What you will do —
Every line that includes the word "this" is to be listed.

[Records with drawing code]
- - - - - - -

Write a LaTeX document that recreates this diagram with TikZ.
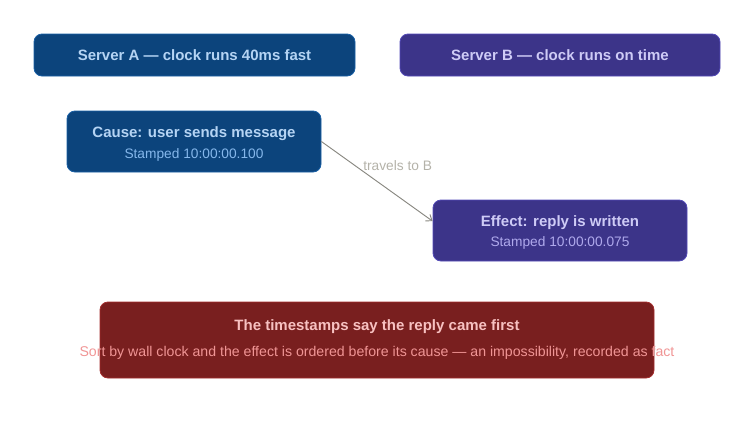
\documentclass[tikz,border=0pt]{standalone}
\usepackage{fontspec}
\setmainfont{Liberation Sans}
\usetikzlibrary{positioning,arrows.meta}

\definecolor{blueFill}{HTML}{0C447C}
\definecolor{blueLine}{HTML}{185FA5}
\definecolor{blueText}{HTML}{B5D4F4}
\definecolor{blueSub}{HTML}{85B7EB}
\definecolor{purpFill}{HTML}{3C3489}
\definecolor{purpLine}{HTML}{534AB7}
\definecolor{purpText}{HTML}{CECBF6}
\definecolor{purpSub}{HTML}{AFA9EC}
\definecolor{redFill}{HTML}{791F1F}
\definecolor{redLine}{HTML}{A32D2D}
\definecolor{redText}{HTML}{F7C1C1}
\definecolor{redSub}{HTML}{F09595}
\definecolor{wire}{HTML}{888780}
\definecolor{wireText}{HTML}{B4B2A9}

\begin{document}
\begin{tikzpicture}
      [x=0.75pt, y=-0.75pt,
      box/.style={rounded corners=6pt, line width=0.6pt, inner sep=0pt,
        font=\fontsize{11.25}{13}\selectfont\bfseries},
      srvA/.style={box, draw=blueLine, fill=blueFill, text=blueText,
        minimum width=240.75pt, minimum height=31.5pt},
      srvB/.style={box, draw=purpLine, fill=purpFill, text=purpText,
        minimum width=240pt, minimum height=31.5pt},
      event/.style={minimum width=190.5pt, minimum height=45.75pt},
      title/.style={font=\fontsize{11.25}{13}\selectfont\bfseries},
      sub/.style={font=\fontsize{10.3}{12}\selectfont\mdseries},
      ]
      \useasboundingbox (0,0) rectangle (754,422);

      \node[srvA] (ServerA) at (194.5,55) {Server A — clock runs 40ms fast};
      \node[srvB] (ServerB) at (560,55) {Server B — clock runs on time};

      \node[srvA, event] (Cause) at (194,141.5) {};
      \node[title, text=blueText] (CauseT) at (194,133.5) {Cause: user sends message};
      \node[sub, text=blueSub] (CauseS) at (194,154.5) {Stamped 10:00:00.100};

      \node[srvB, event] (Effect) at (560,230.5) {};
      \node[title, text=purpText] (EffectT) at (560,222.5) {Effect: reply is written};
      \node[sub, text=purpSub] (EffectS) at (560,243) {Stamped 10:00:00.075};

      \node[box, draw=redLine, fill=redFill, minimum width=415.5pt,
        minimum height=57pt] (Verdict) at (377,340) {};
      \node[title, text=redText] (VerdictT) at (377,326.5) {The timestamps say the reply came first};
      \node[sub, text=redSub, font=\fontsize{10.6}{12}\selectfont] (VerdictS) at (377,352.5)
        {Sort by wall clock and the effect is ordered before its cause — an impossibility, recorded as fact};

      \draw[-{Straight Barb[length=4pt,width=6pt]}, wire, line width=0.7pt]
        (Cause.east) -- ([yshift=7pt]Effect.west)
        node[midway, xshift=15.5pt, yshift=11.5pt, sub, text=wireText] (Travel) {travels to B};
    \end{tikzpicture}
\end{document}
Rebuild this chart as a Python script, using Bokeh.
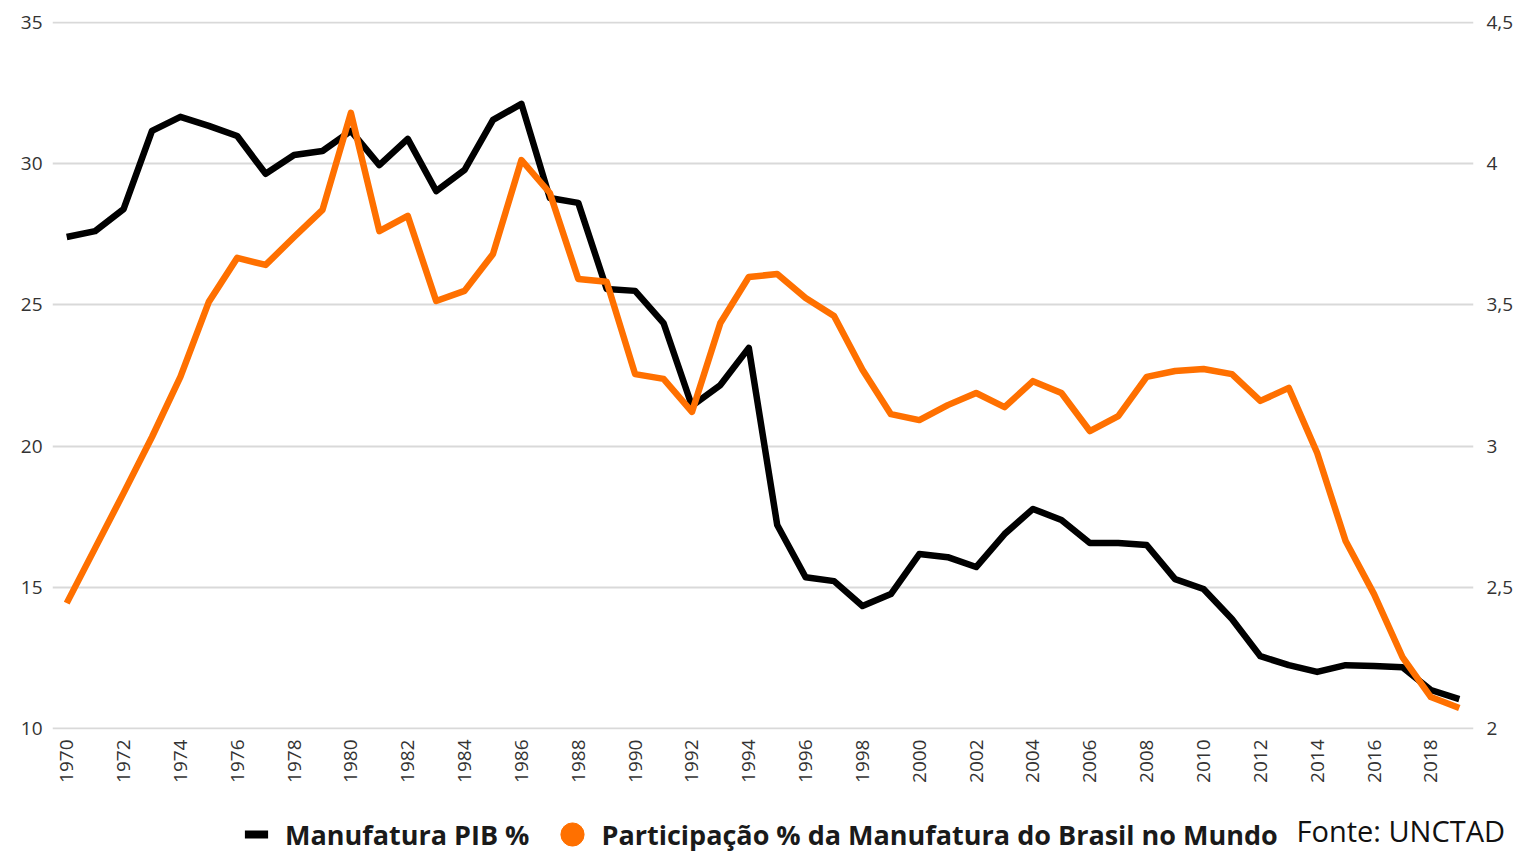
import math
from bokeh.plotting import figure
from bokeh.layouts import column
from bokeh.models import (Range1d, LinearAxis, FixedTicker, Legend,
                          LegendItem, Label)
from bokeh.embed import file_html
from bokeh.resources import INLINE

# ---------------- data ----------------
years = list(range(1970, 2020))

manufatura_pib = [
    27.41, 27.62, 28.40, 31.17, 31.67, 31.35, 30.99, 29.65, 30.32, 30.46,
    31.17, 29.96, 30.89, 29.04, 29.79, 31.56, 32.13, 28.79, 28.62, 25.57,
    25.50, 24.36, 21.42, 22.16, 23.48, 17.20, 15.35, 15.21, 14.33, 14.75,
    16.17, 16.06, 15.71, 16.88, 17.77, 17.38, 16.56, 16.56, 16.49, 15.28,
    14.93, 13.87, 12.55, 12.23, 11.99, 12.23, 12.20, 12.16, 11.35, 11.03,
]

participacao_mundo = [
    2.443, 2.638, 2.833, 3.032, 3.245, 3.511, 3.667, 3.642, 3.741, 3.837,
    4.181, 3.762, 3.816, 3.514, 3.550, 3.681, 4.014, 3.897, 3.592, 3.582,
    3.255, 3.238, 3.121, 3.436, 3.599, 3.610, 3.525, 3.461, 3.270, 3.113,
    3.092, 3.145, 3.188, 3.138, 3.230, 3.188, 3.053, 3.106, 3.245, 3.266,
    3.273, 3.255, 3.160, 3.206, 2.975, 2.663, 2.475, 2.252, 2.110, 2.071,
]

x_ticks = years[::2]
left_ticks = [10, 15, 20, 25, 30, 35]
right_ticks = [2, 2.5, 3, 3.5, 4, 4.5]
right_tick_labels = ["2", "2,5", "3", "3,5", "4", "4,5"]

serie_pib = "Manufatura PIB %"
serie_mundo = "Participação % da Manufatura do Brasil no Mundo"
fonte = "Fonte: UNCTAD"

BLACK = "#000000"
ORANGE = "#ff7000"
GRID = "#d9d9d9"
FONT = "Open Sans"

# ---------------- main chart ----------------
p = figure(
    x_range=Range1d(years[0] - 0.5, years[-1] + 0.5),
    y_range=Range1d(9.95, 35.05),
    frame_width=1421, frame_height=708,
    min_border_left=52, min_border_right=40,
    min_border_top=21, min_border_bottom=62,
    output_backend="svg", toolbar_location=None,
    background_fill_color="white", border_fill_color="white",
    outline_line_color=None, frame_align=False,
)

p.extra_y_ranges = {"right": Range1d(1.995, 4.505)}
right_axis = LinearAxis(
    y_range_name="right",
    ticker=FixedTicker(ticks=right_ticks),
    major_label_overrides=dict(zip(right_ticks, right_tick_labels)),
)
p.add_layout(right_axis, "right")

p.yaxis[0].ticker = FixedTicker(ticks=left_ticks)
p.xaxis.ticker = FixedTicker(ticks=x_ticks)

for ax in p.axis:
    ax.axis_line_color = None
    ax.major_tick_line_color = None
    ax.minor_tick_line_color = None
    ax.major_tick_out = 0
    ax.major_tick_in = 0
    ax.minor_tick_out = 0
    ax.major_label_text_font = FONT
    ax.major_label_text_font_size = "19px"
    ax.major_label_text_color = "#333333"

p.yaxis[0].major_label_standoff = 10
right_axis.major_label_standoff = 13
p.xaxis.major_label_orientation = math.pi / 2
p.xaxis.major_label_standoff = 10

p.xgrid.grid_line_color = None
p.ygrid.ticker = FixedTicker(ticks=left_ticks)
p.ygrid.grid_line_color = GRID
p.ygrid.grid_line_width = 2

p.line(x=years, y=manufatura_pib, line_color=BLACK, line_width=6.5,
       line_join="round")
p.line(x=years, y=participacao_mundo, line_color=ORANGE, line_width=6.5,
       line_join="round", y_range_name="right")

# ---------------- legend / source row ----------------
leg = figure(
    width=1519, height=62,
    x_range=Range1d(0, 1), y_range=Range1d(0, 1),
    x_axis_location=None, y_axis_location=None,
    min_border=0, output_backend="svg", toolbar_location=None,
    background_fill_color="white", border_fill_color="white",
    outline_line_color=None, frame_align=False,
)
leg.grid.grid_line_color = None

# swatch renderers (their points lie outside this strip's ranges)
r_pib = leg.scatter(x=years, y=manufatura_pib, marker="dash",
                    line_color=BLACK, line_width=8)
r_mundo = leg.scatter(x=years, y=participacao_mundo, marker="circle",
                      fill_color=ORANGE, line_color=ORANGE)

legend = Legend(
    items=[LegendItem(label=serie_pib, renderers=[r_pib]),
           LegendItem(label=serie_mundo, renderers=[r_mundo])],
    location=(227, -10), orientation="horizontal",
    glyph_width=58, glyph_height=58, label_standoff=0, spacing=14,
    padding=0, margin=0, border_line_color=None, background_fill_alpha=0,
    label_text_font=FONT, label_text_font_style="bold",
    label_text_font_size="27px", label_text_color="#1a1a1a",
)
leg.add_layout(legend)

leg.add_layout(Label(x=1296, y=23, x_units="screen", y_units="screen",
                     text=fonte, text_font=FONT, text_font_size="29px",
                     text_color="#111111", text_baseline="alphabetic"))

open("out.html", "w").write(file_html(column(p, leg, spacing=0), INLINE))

- - - - - - -

Full response —
Write a LaTeX document that recreates this diagram with TikZ.
Rebuild this chart as a Python script, using Bokeh.
# swatch renderers (their points lie outside this strip's ranges)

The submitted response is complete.